* _What this task involves_: Your task is to quote, unchanged, only the lines from the one with "What Chart.js code" through the one with "const depthX = 22, depthY = 5;", both ends included.

* _Information supplied_:
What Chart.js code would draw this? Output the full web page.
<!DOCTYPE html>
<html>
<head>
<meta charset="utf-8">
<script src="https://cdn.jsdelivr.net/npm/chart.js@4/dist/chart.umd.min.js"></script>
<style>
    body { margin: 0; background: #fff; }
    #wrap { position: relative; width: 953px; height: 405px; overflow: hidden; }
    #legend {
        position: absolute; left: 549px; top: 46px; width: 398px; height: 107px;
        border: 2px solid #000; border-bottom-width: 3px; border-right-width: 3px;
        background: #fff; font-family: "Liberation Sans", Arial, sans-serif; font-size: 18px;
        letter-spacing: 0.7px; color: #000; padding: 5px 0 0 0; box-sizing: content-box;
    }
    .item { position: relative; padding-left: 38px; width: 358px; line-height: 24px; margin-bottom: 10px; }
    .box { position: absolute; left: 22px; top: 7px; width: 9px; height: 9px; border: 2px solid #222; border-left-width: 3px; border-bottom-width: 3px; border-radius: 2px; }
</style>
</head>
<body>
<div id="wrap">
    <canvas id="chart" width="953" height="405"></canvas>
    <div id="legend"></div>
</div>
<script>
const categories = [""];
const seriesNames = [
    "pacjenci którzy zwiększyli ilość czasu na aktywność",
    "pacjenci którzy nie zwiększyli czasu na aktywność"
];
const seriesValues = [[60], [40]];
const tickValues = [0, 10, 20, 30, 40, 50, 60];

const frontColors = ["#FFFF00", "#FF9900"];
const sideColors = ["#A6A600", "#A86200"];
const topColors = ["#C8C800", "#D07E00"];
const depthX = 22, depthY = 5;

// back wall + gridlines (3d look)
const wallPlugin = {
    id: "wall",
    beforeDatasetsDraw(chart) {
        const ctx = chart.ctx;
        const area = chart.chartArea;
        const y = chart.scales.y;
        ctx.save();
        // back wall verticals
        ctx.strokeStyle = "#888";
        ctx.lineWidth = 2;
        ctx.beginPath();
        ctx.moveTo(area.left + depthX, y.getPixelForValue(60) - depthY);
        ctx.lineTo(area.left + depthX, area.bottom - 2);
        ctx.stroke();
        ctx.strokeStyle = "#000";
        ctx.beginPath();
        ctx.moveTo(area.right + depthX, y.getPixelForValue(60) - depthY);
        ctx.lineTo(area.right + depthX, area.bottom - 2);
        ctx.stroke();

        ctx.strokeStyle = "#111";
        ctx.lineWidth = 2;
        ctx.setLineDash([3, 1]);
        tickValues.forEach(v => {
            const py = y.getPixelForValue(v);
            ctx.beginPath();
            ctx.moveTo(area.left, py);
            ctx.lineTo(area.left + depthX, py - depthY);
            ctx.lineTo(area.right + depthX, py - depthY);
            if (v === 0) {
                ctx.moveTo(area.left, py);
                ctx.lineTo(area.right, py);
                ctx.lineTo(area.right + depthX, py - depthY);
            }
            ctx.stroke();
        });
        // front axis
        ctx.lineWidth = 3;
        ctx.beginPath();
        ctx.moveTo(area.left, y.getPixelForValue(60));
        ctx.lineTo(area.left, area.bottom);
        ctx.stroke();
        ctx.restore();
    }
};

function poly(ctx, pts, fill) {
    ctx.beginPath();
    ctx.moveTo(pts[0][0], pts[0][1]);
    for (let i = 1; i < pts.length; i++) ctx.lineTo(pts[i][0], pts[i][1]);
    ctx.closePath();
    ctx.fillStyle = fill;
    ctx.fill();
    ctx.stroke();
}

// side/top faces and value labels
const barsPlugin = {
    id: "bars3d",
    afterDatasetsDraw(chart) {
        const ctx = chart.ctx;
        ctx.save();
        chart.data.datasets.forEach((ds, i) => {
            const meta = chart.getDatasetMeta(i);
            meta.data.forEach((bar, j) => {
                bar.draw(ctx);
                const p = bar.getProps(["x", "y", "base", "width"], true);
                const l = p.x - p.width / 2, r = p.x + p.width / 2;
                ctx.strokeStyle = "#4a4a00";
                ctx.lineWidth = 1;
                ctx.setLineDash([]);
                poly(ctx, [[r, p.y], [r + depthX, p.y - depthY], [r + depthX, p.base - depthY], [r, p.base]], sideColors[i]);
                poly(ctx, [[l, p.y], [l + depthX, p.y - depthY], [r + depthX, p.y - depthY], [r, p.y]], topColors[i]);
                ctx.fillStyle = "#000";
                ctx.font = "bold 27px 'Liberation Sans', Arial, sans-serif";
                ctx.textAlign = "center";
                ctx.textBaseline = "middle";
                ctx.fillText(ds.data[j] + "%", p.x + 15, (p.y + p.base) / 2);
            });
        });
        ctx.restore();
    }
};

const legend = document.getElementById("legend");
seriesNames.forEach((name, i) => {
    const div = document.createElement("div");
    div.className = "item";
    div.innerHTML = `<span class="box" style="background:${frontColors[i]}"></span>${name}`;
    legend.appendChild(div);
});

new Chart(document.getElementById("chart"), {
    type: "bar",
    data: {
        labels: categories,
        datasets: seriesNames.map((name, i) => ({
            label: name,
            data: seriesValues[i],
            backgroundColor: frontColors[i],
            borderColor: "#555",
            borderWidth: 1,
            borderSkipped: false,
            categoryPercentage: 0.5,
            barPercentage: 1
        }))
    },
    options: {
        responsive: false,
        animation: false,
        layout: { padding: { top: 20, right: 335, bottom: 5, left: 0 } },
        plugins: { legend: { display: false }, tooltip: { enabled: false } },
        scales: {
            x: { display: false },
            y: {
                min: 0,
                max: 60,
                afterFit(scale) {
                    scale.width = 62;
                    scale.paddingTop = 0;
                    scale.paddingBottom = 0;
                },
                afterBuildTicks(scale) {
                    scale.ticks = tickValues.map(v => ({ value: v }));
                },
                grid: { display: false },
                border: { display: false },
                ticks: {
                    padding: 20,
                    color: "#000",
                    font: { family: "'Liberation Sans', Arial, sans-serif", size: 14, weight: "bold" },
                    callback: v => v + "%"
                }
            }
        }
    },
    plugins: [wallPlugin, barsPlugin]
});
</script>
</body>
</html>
* * *
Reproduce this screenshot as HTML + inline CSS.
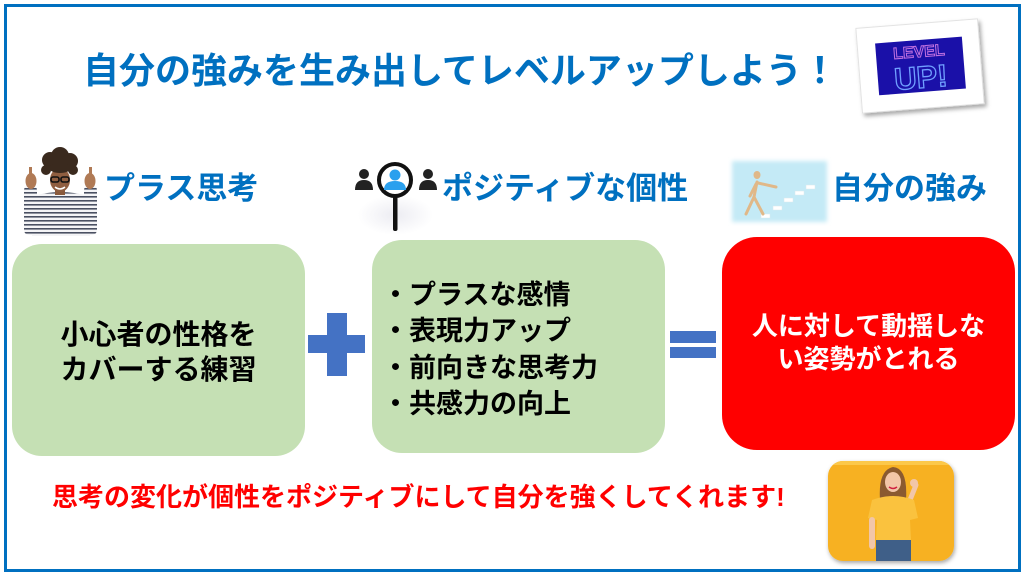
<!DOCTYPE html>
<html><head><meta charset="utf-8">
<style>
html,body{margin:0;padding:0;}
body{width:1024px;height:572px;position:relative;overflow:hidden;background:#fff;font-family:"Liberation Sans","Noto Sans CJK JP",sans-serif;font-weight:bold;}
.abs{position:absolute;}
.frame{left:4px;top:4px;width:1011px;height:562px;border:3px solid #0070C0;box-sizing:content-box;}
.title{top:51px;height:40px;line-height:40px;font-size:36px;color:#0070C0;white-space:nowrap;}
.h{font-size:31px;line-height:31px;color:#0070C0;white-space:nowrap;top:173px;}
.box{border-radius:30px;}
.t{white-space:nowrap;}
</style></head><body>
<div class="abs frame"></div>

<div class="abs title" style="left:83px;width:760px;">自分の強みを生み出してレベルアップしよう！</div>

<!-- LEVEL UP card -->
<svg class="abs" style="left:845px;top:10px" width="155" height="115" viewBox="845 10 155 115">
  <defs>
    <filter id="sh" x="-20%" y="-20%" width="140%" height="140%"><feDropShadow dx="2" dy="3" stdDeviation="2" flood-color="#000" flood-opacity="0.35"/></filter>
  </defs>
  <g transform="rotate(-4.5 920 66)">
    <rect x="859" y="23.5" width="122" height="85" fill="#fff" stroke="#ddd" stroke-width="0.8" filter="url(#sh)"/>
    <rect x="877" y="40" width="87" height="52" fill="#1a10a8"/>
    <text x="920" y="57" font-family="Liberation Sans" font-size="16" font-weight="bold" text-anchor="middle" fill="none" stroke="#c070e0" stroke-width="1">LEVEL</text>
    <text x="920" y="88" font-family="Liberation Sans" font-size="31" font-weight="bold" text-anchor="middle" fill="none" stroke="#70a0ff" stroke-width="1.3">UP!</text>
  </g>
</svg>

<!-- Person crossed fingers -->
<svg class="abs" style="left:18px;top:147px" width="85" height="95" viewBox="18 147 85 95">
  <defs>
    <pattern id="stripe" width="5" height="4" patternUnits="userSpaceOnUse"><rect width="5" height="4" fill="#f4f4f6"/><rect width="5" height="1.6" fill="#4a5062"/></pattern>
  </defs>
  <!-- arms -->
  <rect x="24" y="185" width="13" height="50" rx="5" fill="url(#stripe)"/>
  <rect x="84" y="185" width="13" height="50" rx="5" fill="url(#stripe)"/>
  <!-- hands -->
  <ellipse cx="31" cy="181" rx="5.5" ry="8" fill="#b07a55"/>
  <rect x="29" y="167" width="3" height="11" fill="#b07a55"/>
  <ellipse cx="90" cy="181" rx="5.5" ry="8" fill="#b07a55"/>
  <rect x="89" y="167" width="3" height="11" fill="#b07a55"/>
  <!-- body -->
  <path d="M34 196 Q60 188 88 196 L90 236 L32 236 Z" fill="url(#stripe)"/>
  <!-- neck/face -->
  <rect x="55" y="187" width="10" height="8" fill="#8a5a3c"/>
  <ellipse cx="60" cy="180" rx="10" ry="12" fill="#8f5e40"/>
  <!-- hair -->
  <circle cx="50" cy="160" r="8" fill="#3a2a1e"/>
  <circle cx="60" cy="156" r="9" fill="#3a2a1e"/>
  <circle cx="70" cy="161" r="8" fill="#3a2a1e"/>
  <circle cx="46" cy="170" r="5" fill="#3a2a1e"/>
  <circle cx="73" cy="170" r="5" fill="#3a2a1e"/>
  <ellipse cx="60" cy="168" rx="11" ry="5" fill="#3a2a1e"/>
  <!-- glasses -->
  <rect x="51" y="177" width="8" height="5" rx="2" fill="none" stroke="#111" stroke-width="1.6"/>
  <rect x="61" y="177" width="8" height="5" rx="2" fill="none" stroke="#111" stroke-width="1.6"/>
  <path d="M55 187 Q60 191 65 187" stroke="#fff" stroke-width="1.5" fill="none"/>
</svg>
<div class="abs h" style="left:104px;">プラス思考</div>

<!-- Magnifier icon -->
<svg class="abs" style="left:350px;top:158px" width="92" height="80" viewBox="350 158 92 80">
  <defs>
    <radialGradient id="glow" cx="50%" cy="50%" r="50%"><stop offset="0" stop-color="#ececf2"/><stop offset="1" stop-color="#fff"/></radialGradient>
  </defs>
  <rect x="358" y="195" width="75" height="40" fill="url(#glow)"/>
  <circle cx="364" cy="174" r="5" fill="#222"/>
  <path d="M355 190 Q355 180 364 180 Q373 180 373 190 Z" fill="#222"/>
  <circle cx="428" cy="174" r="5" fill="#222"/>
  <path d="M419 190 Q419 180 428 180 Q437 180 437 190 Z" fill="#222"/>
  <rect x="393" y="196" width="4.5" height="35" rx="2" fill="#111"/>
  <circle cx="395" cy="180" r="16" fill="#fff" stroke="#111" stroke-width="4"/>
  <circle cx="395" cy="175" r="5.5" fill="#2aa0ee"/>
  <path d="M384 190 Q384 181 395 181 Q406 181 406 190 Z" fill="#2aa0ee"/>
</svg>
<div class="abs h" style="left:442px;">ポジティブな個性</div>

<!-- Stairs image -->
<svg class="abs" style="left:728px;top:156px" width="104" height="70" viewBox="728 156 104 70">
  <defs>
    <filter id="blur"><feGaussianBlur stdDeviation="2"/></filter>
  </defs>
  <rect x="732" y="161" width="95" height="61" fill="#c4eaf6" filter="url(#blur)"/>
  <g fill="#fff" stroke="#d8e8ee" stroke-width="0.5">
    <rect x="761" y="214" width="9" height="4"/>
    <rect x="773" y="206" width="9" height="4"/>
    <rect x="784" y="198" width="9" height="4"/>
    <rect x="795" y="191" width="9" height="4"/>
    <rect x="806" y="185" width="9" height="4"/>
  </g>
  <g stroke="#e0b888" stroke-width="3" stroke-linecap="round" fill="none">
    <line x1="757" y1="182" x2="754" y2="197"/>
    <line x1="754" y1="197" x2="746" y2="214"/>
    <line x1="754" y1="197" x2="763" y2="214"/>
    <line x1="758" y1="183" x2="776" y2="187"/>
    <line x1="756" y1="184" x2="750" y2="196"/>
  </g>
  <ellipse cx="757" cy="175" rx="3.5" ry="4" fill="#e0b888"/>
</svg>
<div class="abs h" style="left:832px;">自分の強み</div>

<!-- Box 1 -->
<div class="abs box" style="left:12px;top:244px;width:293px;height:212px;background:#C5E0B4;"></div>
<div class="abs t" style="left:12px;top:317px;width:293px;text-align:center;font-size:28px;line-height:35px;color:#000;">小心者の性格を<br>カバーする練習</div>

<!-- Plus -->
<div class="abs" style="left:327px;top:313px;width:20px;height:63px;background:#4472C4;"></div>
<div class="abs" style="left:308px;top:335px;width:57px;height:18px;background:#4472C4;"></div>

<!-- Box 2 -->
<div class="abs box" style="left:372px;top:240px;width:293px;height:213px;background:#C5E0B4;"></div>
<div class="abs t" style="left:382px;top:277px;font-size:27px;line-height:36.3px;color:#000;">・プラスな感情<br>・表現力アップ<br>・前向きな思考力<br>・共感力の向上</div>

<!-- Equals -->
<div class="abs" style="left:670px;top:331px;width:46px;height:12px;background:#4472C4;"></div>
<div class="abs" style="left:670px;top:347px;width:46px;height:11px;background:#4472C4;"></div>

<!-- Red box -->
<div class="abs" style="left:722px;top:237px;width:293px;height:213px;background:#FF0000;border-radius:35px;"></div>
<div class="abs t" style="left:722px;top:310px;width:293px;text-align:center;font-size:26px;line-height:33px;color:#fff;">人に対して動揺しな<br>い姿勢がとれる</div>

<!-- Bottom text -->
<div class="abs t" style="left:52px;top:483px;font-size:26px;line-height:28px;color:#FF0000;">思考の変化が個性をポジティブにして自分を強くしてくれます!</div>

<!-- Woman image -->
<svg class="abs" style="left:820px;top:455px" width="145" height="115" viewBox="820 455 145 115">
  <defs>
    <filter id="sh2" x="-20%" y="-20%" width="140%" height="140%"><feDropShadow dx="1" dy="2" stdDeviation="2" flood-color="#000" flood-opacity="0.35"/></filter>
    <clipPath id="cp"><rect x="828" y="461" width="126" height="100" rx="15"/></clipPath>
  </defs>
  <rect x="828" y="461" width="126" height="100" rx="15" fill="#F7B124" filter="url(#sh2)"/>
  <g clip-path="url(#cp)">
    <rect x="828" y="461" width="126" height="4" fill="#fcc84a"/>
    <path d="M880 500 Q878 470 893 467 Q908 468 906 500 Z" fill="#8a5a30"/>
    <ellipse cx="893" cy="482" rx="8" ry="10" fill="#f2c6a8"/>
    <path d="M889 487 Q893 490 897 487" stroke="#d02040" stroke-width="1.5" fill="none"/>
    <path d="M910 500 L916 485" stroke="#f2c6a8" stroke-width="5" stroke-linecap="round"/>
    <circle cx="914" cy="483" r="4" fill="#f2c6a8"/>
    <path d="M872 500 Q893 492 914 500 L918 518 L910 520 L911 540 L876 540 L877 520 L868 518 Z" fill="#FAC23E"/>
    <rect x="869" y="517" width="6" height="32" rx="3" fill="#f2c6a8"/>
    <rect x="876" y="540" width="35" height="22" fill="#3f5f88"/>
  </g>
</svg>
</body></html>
* * *
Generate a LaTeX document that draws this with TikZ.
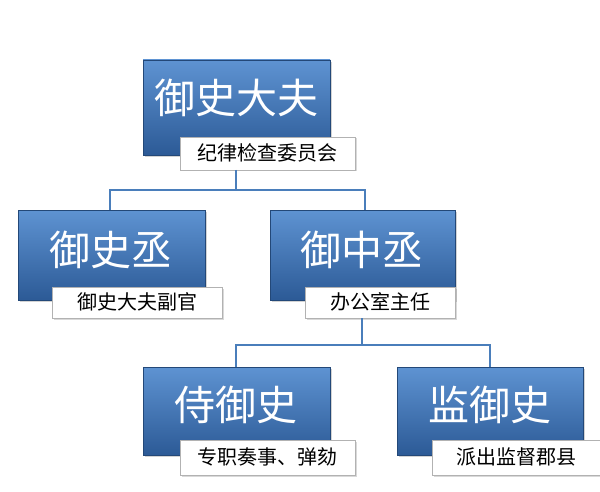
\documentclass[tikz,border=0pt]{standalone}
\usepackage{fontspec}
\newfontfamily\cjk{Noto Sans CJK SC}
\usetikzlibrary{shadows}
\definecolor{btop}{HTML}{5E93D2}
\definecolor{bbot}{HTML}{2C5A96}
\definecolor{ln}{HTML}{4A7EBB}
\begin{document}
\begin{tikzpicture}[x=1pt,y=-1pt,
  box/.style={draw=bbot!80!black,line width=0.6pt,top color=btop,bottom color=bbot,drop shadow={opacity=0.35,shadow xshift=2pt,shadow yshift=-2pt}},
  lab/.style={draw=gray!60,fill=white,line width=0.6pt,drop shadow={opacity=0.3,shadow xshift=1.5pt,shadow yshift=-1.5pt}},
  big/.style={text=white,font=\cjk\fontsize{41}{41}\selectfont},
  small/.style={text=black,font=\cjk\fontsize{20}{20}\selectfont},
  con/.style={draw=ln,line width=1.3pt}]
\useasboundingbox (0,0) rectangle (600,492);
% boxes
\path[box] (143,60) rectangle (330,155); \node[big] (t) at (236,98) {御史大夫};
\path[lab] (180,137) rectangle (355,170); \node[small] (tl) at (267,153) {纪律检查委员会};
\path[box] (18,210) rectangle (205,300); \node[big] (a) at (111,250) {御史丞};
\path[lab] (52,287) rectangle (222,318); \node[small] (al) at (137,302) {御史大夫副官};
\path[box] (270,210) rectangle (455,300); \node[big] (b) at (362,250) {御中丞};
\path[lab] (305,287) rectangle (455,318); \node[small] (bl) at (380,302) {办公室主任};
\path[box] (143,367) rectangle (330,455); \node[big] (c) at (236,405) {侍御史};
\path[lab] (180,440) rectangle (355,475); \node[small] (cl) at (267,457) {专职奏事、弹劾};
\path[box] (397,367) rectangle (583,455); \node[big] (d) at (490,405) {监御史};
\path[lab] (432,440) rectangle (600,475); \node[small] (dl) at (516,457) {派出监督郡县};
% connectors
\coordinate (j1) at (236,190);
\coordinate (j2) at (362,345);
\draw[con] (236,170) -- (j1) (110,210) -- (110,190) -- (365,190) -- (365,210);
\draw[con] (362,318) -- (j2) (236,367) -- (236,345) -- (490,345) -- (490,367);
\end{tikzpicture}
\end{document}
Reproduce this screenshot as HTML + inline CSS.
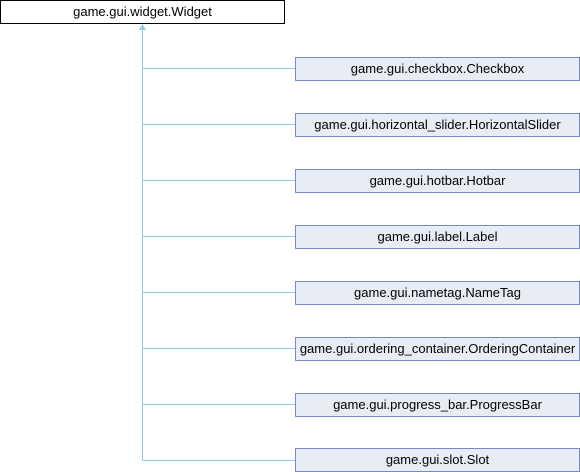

* _The answer_:
What Chart.js code would draw this? Output the full web page.
<!DOCTYPE html>
<html>
<head>
<meta charset="utf-8">
<script src="https://cdn.jsdelivr.net/npm/chart.js@4/dist/chart.umd.min.js"></script>
<style>
    body { margin: 0; background: #fff; }
    #wrap { position: relative; width: 953px; height: 405px; overflow: hidden; }
    #legend {
        position: absolute; left: 549px; top: 46px; width: 398px; height: 107px;
        border: 2px solid #000; border-bottom-width: 3px; border-right-width: 3px;
        background: #fff; font-family: "Liberation Sans", Arial, sans-serif; font-size: 18px;
        letter-spacing: 0.7px; color: #000; padding: 5px 0 0 0; box-sizing: content-box;
    }
    .item { position: relative; padding-left: 38px; width: 358px; line-height: 24px; margin-bottom: 10px; }
    .box { position: absolute; left: 22px; top: 7px; width: 9px; height: 9px; border: 2px solid #222; border-left-width: 3px; border-bottom-width: 3px; border-radius: 2px; }
</style>
</head>
<body>
<div id="wrap">
    <canvas id="chart" width="953" height="405"></canvas>
    <div id="legend"></div>
</div>
<script>
const categories = [""];
const seriesNames = [
    "pacjenci którzy zwiększyli ilość czasu na aktywność",
    "pacjenci którzy nie zwiększyli czasu na aktywność"
];
const seriesValues = [[60], [40]];
const tickValues = [0, 10, 20, 30, 40, 50, 60];

const frontColors = ["#FFFF00", "#FF9900"];
const sideColors = ["#A6A600", "#A86200"];
const topColors = ["#C8C800", "#D07E00"];
const depthX = 22, depthY = 5;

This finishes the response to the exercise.